- Born: July 8, 1985 (age 40) Amarillo, Texas, U.S.
- Education: School of American Ballet
- Occupation: Ballet dancer
- Years active: 2002-2022
- Spouse: Ryan Bailes ​(m. 2019)​
- Career
- Current group: New York City Ballet
- Dances: Ballet

= Sterling Hyltin =

American ballet dancer

Sterling Hyltin is an American ballet dancer. She was a principal dancer at the New York City Ballet.

==Early life and training==
Hyltin was born in Amarillo, Texas. She wanted to be a figure skater, and would train before school started. However, Hyltin's mother also enrolled her to ballet classes. When she was 12, she auditioned for School of American Ballet, but was rejected. She was ultimately accepted by SAB's summer program in 2000, and stayed in New York as a full-time student.

==Career==
Hyltin became an apprentice with New York City Ballet in 2002, and became a member of the corps de ballet the following year. She was named soloist in 2006 and principal dancer the following year. Her repertoire included classical roles such as Aurora in The Sleeping Beauty and the Sylph in La Sylphide, George Balanchine's works such as "Rubies" from Jewels, Western Symphony and Theme and Variations, and Jerome Robbins works including Afternoon of a Faun and The Four Seasons. She also originated a number of roles including Jean-Pierre Frohlich's Varied Trio (in four) and Justin Peck's Pulcinella Variations.

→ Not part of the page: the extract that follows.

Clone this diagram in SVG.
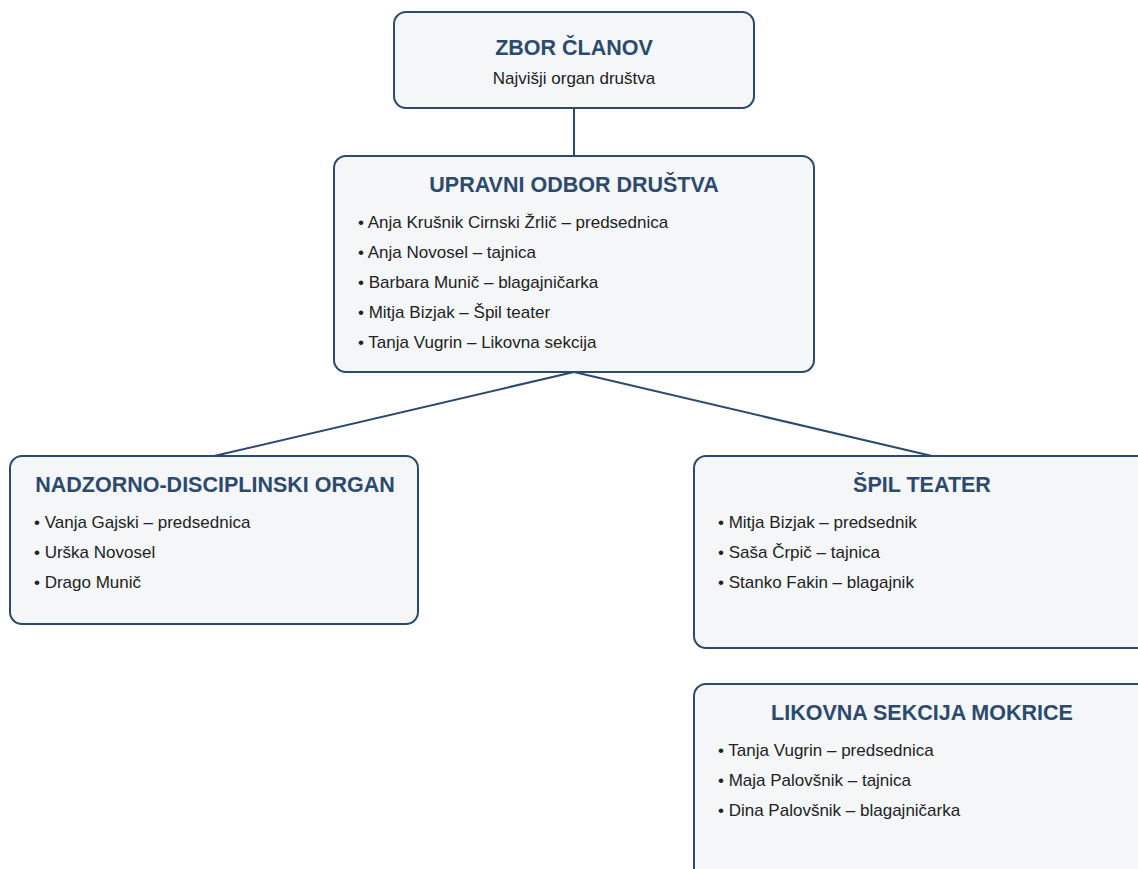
<svg xmlns="http://www.w3.org/2000/svg" width="1138" height="869" viewBox="0 0 1138 869">
<style>
.box{fill:#f4f6f8;stroke:#2c4a6e;stroke-width:2}
.title{font-family:"Liberation Sans",Arial,sans-serif;font-weight:bold;font-size:21.5px;fill:#2c4a6e;text-anchor:middle}
.sub{font-family:"Liberation Sans",Arial,sans-serif;font-size:17px;fill:#222}
.item{font-family:"Liberation Sans",Arial,sans-serif;font-size:17px;fill:#222}
.conn{stroke:#2c4a6e;stroke-width:2;fill:none}
</style>
<rect width="1138" height="869" fill="#ffffff"/>
<g id="connectors">
<line class="conn" x1="574" y1="108" x2="574" y2="156"/>
<line class="conn" x1="574" y1="372" x2="214" y2="456"/>
<line class="conn" x1="574" y1="372" x2="932" y2="456"/>
</g>
<g id="zbor">
<rect class="box" x="394" y="12" width="360" height="96" rx="12"/>
<text class="title" x="574" y="55">ZBOR ČLANOV</text>
<text class="sub" x="574" y="84" text-anchor="middle">Najvišji organ društva</text>
</g>
<g id="upravni">
<rect class="box" x="334" y="156" width="480" height="216" rx="12"/>
<text class="title" x="574" y="192">UPRAVNI ODBOR DRUŠTVA</text>
<text class="item" x="358" y="228">• Anja Krušnik Cirnski Žrlič – predsednica</text>
<text class="item" x="358" y="258">• Anja Novosel – tajnica</text>
<text class="item" x="358" y="288">• Barbara Munič – blagajničarka</text>
<text class="item" x="358" y="318">• Mitja Bizjak – Špil teater</text>
<text class="item" x="358" y="348">• Tanja Vugrin – Likovna sekcija</text>
</g>
<g id="nadzorni">
<rect class="box" x="10" y="456" width="408" height="168" rx="12"/>
<text class="title" x="215" y="492">NADZORNO-DISCIPLINSKI ORGAN</text>
<text class="item" x="34" y="528">• Vanja Gajski – predsednica</text>
<text class="item" x="34" y="558">• Urška Novosel</text>
<text class="item" x="34" y="588">• Drago Munič</text>
</g>
<g id="spil">
<rect class="box" x="694" y="456" width="470" height="192" rx="12"/>
<text class="title" x="922" y="492">ŠPIL TEATER</text>
<text class="item" x="718" y="528">• Mitja Bizjak – predsednik</text>
<text class="item" x="718" y="558">• Saša Črpič – tajnica</text>
<text class="item" x="718" y="588">• Stanko Fakin – blagajnik</text>
</g>
<g id="likovna">
<rect class="box" x="694" y="684" width="470" height="210" rx="12"/>
<text class="title" x="922" y="720">LIKOVNA SEKCIJA MOKRICE</text>
<text class="item" x="718" y="756">• Tanja Vugrin – predsednica</text>
<text class="item" x="718" y="786">• Maja Palovšnik – tajnica</text>
<text class="item" x="718" y="816">• Dina Palovšnik – blagajničarka</text>
</g>
</svg>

Hyltin was featured in documentary Ballet 422, which follows the creation of Peck’s Paz de la Jolla.

Hyltin received the Janice Levin Dancer Award in 2005-06, which was given to promising corps dancers of NYCB.

Hyltin was a teaching fellow at School of American Ballet between 2014 and 2016. She became a permanent faculty in 2016.

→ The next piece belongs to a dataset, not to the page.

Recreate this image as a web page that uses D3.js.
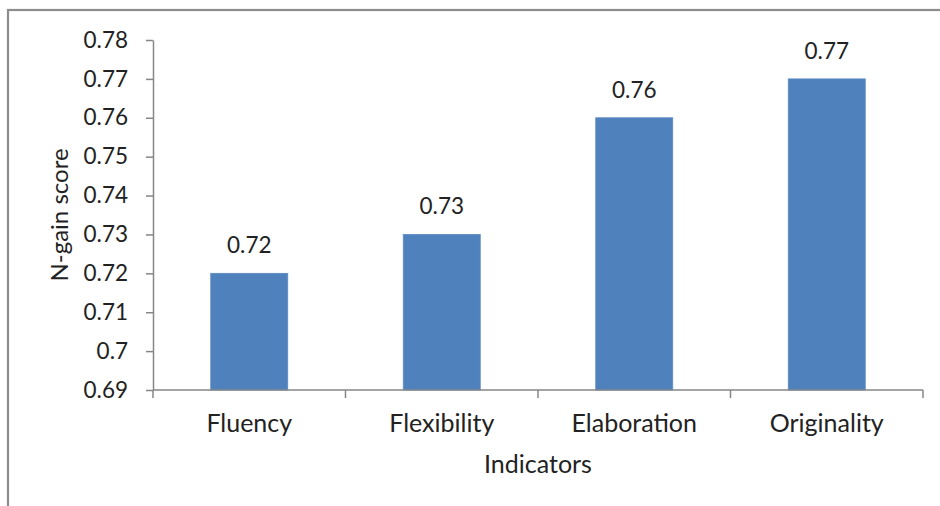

She defended Peter Martins, then Ballet Master in Chief of the New York City Ballet, when he was accused of physical and sexual abuse.

Hyltin retired in December 2022 after performing the Sugarplum Fairy in the George Balanchine version of The Nutcracker.

==Selected repertoire==

- Afternoon of a Faun
- Apollo
- Ballo della Regina
- The Concert
- Concerto DSCH
- Coppélia (Swanilda)
- Dances at a Gathering
- The Four Seasons (Spring, Winter)
- Harlequinade (Lead Alouette)
- "Rubies" from Jewels
- A Midsummer Night's Dream (Divertissement, Hermia, Butterfly)
- The Nutcracker
- Serenade
- The Sleeping Beauty (Aurora, Eloquence, White Cat, Princess Florine)
- La Source
- Swan Lake (Balanchine version) (Odette)
- Swan Lake (Martins version) (Odette/Odile, Pas de Quatre, Pas de Trois)
- La Sylphide (The Sylph [NYCB Premiere])

- Symphony in C (Second and Third Movements)
- La Valse
- Western Symphony

===Created roles===
- Robert Binet: The Blue of Distance
- Kim Brandstrup: Jeux
- Jean-Pierre Frohlich: Varied Trio (in four)
- Douglas Lee: Lifecasting
- Pontus Lidberg: The Shimmering Asphalt
- Annabelle Lopez Ochoa: Unframed
- Wayne McGregor: Outlier
- Peter Martins: Bal de Couture, Romeo + Juliet (Juliet), The Red Violin
- Benjamin Millepied: Neverwhere, Plainspoken
- Alexey Miroshnichenko: The Lady with The Little Dog
- Justin Peck: Everywhere We Go, The Most Incredible Thing (The Princess), Paz de la Jolla, Pulcinella Variations
- Alexei Ratmansky: Odessa
- Christopher Wheeldon: Rococo Variations

==Personal life==
In 2019, Hyltin married Ryan Bailes, a research analyst at an investment management firm.